教育勅語の真実 ―世界から称賛される日本人の美質を育んだ 伊藤哲夫著

教育勅語の真実―世界から称賛される日本人の美質を育んだは井上毅と元田永孚の苦心惨憺しながらも真摯で忌憚のない教育勅語起草の感動物語だ。

維新後、当時の思想は乱れ、明治天皇の師であった、元田永孚は「維新以来教育之主旨定まらず国民之方向殆ど支離滅裂に至らんとす」と山県有朋に手紙を送っている。明治天皇は教学聖旨を伊藤博文に下賜していたが、実際の執筆者が、日本の近代化そのものに否定的な考えを持っていた保守的な儒学者で侍補の元田永孚であることが分かると、伊藤は井上毅に命じて反論書「教育議」を提出する。教育勅語を起草した二人は教育の方針ではまったく相反する考え方を持っていたのである。

教育勅語の最初の原案は、当時の芳川顕正文部大臣が西国立志編の著者で東大教授であった中村正直に執筆を依頼して作成する。しかし法務大臣であった井上毅はこの案に「文部の案はその體を得ず」反対したばかりか廃案にしてしまう。そこで山縣は井上に原案の作成を依頼するのである。井上は依頼を受けるのだが苦心惨憺することになる。井上は作成にあたり7つの条件を考えたという。
  1. 教育勅語は他の政事上の勅語と同様であってはならない
  2. この勅語には天とか神とかいう言葉を避ければならない
  3. この勅語には幽遠深微なる哲学上の避けざるべからず
  4. この勅語には、政治上の臭味を避けざるべからず
  5. 漢学の口吻と、洋風の奇習とを吐露すべからず
  6. 消極的な言葉を用いてはならない
  7. 世にあらゆる各派の宗旨の一を喜ばしめて、他を怒らしむるの語気あるべからず
井上の作成した原案は発布された勅語に非常に近いものであった。井上は同郷の先輩であり、明治天皇の師であった元田へ内々に「ご所見をうかがいたい」と原案を持って訪問する。実は元田も私的な原案を作成していた。しかし元田は「一点の固執心こそ悪魔と存候」と自らの案を没にしてしまう。

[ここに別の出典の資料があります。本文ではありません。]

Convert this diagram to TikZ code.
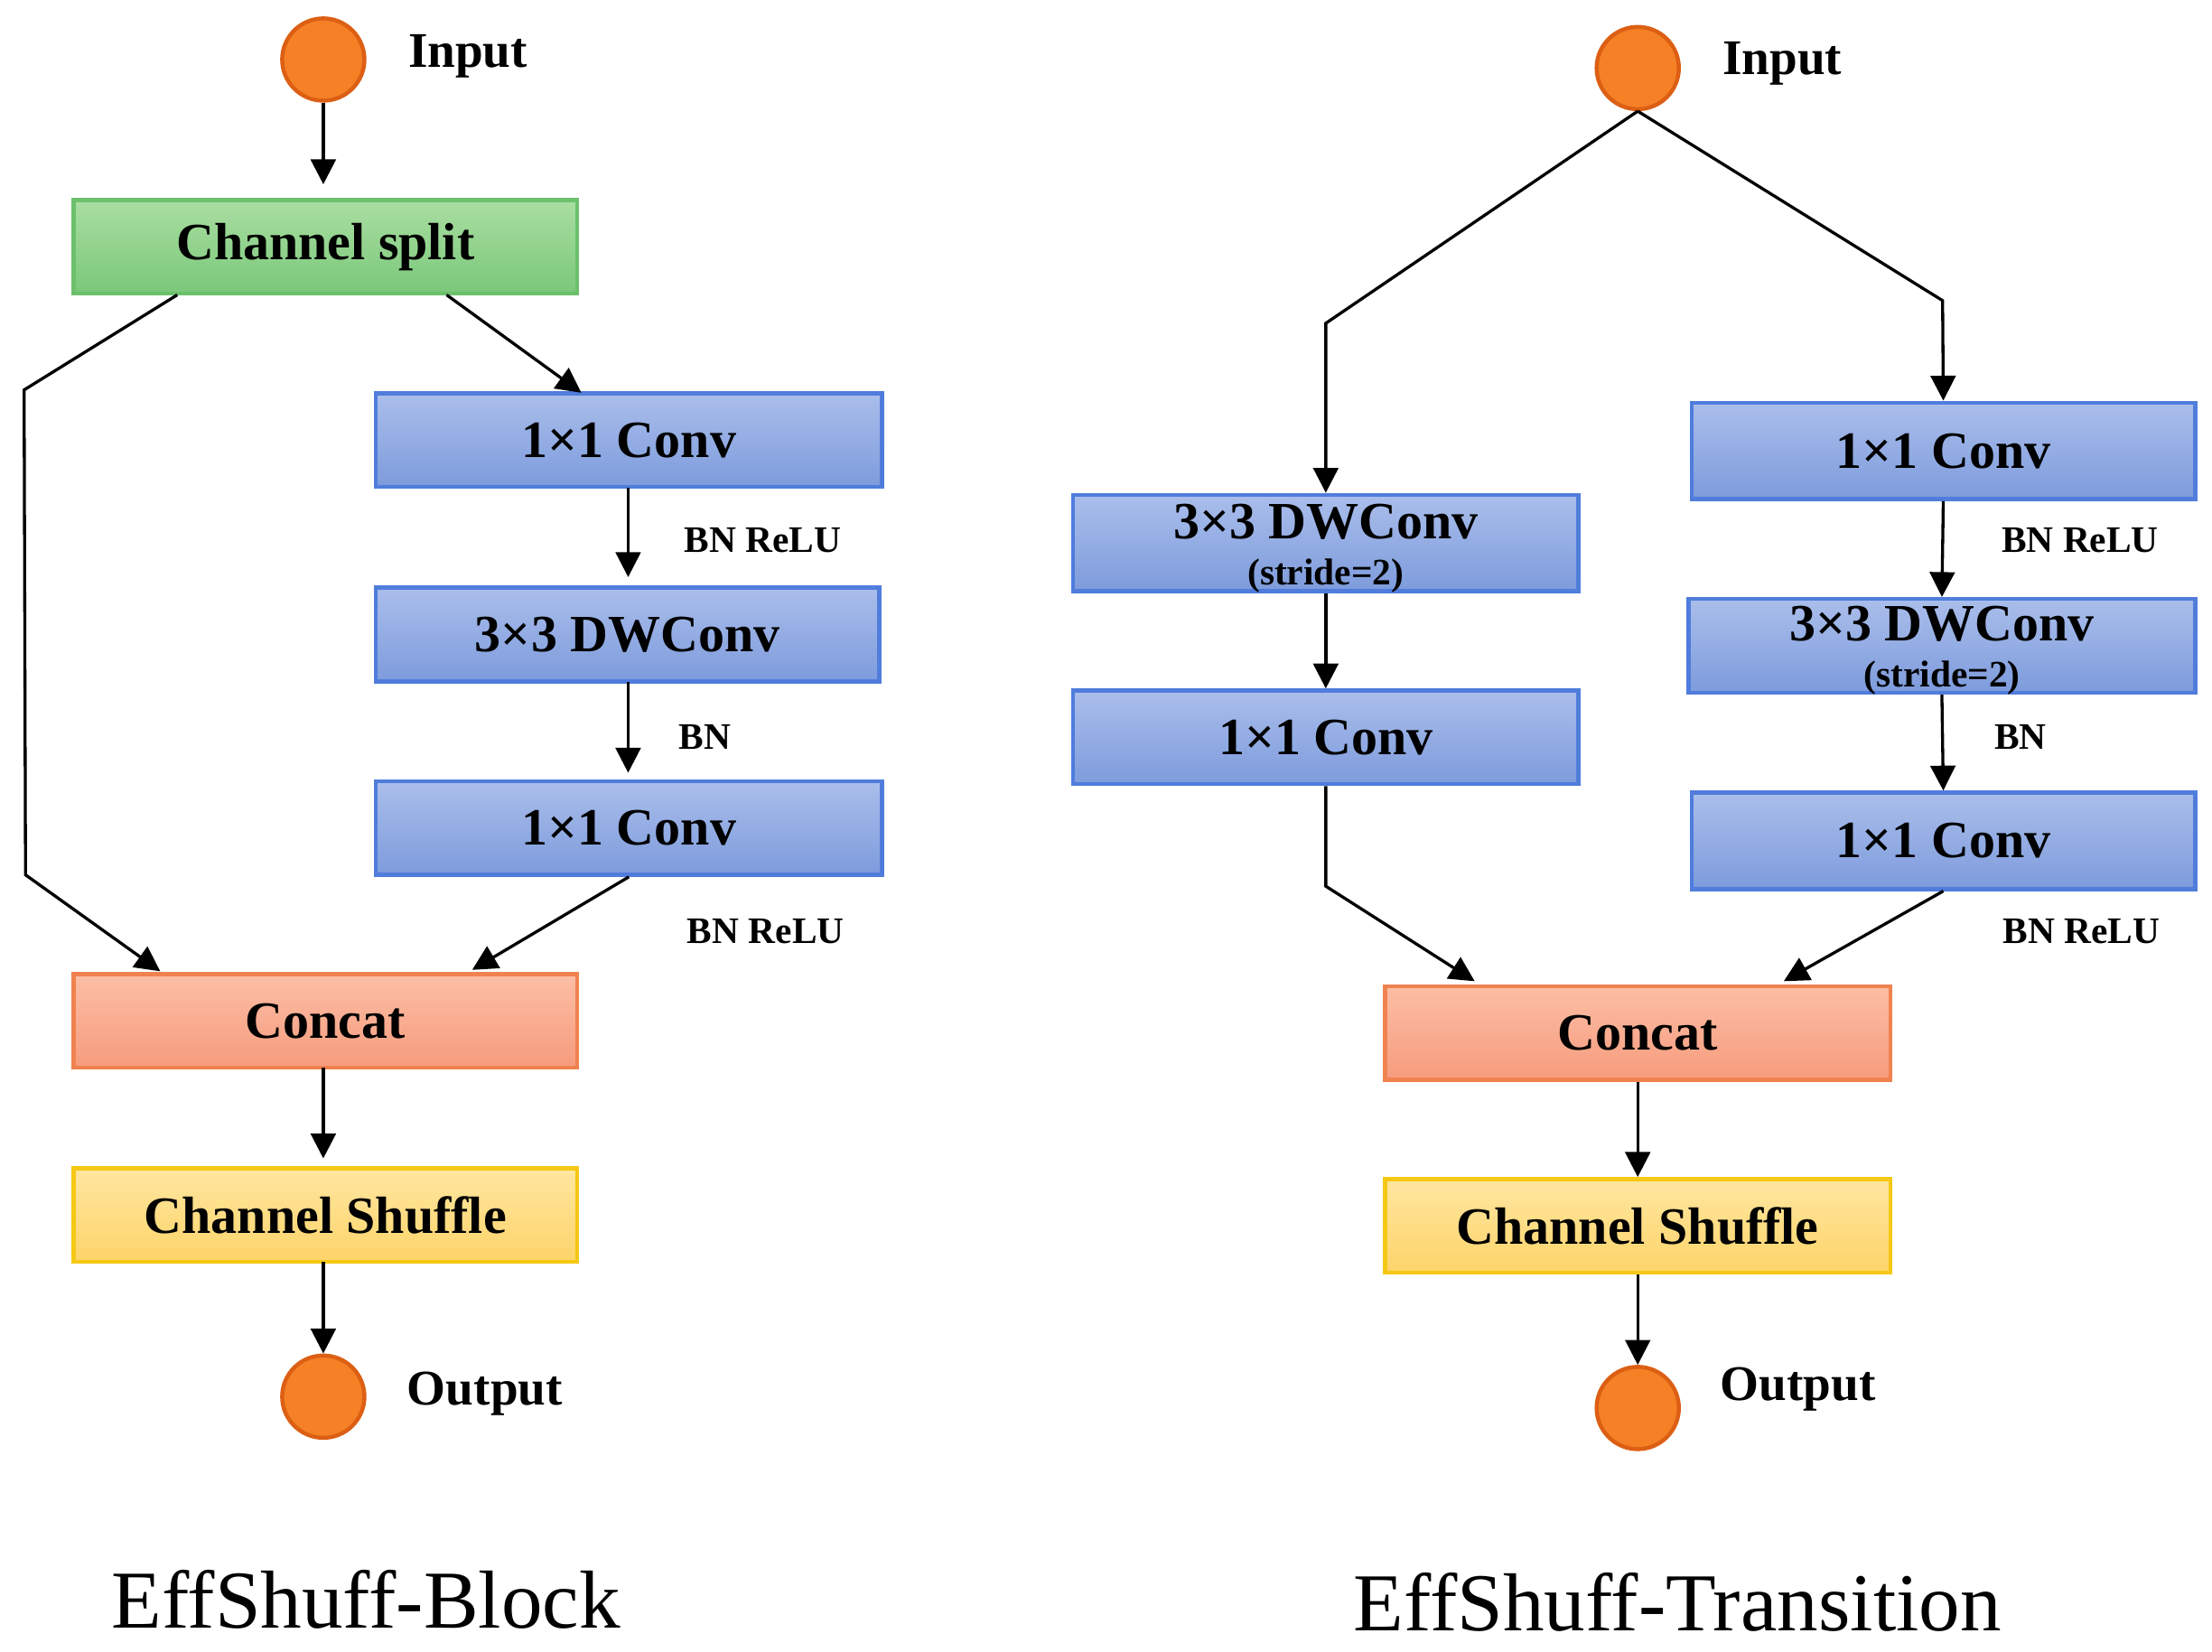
\documentclass[tikz,border=0pt]{standalone}
\usepackage{fontspec}
\setmainfont{Liberation Serif}
\usetikzlibrary{arrows.meta}
\definecolor{bT}{RGB}{170,190,235}\definecolor{bB}{RGB}{125,155,220}\definecolor{bD}{RGB}{80,125,220}
\definecolor{gT}{RGB}{170,222,162}\definecolor{gB}{RGB}{122,200,122}\definecolor{gD}{RGB}{108,192,108}
\definecolor{sT}{RGB}{252,190,165}\definecolor{sB}{RGB}{246,155,125}\definecolor{sD}{RGB}{240,130,80}
\definecolor{yT}{RGB}{255,230,160}\definecolor{yB}{RGB}{253,212,105}\definecolor{yD}{RGB}{245,200,20}
\definecolor{oF}{RGB}{245,128,37}\definecolor{oD}{RGB}{220,95,20}
\begin{document}
\begin{tikzpicture}[x=0.01cm,y=-0.01cm,
 box/.style={draw, line width=0.8pt, minimum height=0.66cm, inner sep=0pt, font=\fontsize{10.5}{12}\selectfont\bfseries},
 bbox/.style={box, top color=bT, bottom color=bB, draw=bD},
 gbox/.style={box, top color=gT, bottom color=gB, draw=gD},
 sbox/.style={box, top color=sT, bottom color=sB, draw=sD},
 ybox/.style={box, top color=yT, bottom color=yB, draw=yD},
 dot/.style={circle, draw=oD, line width=0.8pt, fill=oF, minimum size=0.58cm, inner sep=0pt},
 lab/.style={font=\fontsize{7.5}{9}\selectfont\bfseries},
 io/.style={font=\fontsize{10}{12}\selectfont\bfseries},
 ttl/.style={font=\fontsize{16.5}{20}\selectfont},
 arr/.style={-{Triangle[length=5pt,width=5pt]}, line width=0.6pt}]
\useasboundingbox (0,0) rectangle (1560,1165);
% Left
\node[dot] (lin) at (228,42) {};
\node[io] (linl) at (330,40) {Input};
\node[gbox, minimum width=3.55cm] (cs) at (229.5,174) {Channel split};
\node[bbox, minimum width=3.57cm] (c1) at (443.5,310.5) {1×1 Conv};
\node[lab] (l1) at (538,381) {BN ReLU};
\node[bbox, minimum width=3.55cm] (dw) at (442.5,447.5) {3×3 DWConv};
\node[lab] (l2) at (497,520) {BN};
\node[bbox, minimum width=3.57cm] (c2) at (443.5,584) {1×1 Conv};
\node[lab] (l3) at (540,657) {BN ReLU};
\node[sbox, minimum width=3.55cm] (cc) at (229.5,720) {Concat};
\node[ybox, minimum width=3.55cm] (sh) at (229.5,857) {Channel Shuffle};
\node[dot] (lout) at (228,985) {};
\node[io] (loutl) at (342,983) {Output};
\node[ttl] (t1) at (258,1128) {EffShuff-Block};
\coordinate (a0) at (125,208); \coordinate (a1) at (17,275); \coordinate (a2) at (18,617);
\coordinate (b0) at (315,208);
\draw[arr] (lin) -- (228,130);
\draw[arr] (a0) -- (a1) -- (a2) -- (113,685);
\draw[arr] (b0) -- (410,277);
\draw[arr] (443,344) -- (443,407);
\draw[arr] (443,481) -- (443,545);
\draw[arr] (c2.south) -- (333,684);
\draw[arr] (228,753) -- (228,817);
\draw[arr] (228,890) -- (lout);
% Right
\node[dot] (rin) at (1155,48) {};
\node[io] (rinl) at (1257,45) {Input};
\node[bbox, minimum width=3.56cm, minimum height=0.68cm] (rdw) at (935,383) {};
\node[font=\fontsize{10.5}{12}\selectfont\bfseries] (rdwt) at (935,368) {3×3 DWConv};
\node[lab] (rdws) at (935,406) {(stride=2)};
\node[bbox, minimum width=3.56cm] (rc0) at (935,520) {1×1 Conv};
\node[bbox, minimum width=3.55cm, minimum height=0.68cm] (rc1) at (1370.5,318) {1×1 Conv};
\node[lab] (r1) at (1467,381) {BN ReLU};
\node[bbox, minimum width=3.57cm] (rdw2) at (1369.5,455.5) {};
\node[font=\fontsize{10.5}{12}\selectfont\bfseries] (rdw2t) at (1369.5,440) {3×3 DWConv};
\node[lab] (rdw2s) at (1369.5,478) {(stride=2)};
\node[lab] (r2) at (1425,520) {BN};
\node[bbox, minimum width=3.55cm, minimum height=0.68cm] (rc2) at (1370.5,593) {1×1 Conv};
\node[lab] (r3) at (1468,657) {BN ReLU};
\node[sbox, minimum width=3.56cm] (rcc) at (1155,728.5) {Concat};
\node[ybox, minimum width=3.56cm] (rsh) at (1155,864.5) {Channel Shuffle};
\node[dot] (rout) at (1155,993) {};
\node[io] (routl) at (1268,980) {Output};
\node[ttl] (t2) at (1183,1130) {EffShuff-Transition};
\draw[arr] (rin.south) -- (935,228) -- (rdw.north);
\draw[arr] (rin.south) -- (1370,212) -- (rc1.north);
\draw[arr] (rdw.south) -- (rc0.north);
\draw[arr] (rc0.south) -- (935,625) -- (1040,692);
\draw[arr] (rc1.south) -- (rdw2.north);
\draw[arr] (rdw2.south) -- (rc2.north);
\draw[arr] (rc2.south) -- (1258,692);
\draw[arr] (rcc.south) -- (rsh.north);
\draw[arr] (rsh.south) -- (rout);
\end{tikzpicture}
\end{document}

元田は勅語は「万古不易の道」であり、勅語修正は「百世を待ちて疑わず」の気持ちで臨んだ。「萬世に伝えて愧じざる之聖論」を実現しなければならないというひたすら天皇と国を思って止まない二つの魂が共鳴して聖論を完成させたといえる。つまり儒学者で天皇の師であった元田が儒教道徳的な私案を捨てて、井上の立憲政体之主義に対する協調と、天皇はあらゆる宗門宗派の対立の上にあらねばならないとする天皇観により整理されている。

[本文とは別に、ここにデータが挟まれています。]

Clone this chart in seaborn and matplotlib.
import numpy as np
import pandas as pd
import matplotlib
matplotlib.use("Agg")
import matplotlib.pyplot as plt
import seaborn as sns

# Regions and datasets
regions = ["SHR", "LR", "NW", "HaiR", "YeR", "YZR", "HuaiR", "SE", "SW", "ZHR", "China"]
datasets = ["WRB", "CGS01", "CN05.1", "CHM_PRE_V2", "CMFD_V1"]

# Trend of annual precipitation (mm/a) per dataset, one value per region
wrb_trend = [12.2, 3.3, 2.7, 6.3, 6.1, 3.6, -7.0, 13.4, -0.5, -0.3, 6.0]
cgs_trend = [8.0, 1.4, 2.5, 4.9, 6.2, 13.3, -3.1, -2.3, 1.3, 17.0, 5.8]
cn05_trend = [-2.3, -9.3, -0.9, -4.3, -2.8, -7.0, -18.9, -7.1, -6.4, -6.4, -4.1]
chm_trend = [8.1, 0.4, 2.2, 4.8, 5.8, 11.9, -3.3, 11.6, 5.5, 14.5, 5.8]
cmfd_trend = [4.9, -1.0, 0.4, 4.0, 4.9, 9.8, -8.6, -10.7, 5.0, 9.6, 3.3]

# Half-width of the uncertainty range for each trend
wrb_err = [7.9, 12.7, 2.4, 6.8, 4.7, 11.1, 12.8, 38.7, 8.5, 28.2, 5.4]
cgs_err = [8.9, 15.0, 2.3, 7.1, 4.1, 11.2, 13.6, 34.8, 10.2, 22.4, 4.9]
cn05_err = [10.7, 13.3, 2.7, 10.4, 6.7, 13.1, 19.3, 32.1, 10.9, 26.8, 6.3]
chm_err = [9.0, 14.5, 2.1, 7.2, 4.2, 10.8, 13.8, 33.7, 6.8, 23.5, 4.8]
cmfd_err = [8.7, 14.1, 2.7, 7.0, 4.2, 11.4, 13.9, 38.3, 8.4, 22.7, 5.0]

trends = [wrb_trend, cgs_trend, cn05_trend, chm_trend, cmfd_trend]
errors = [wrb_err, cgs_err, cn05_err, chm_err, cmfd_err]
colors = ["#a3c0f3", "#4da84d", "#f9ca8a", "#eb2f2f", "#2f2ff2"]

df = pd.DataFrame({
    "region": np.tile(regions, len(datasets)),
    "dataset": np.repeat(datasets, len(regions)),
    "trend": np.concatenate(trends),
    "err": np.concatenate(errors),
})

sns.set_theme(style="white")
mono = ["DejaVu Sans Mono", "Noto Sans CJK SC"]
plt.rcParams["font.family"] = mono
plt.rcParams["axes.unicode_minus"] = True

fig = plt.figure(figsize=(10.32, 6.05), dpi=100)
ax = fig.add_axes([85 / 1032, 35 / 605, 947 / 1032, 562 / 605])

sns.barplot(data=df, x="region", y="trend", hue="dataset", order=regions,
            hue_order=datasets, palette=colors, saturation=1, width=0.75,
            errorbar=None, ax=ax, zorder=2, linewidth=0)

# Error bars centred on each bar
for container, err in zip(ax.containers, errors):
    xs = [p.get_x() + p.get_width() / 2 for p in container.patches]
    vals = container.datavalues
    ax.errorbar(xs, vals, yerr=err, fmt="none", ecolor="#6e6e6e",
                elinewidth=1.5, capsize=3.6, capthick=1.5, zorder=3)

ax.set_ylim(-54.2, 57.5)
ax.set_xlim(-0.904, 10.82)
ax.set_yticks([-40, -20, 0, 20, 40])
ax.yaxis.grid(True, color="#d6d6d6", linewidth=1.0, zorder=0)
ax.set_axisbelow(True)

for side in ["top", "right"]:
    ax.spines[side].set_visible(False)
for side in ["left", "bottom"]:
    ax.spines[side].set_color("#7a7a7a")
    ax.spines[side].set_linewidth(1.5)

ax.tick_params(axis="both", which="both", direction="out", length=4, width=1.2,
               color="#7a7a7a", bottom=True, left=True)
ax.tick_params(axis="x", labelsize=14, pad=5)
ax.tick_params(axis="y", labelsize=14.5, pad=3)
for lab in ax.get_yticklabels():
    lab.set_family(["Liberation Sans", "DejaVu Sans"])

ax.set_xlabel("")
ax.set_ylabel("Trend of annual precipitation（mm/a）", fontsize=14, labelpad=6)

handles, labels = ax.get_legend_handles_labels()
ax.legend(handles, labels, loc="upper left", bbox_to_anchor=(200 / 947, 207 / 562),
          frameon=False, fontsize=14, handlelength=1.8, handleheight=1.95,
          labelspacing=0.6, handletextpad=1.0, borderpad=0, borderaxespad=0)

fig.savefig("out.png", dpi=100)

教育勅語は明治23年10月30日に渙発された。教育勅語によって秩序紊乱であった明治教育界は、行き過ぎた近代主義、科学偏向主義、理神主義陥ることなく、その後の日清日露戦争の勝利し日本の発展の基礎となるのであった。元田、井上はそれぞれ明治24年、明治28年にこの世を去ることになる。あたかも起草に命を削られた如くであった。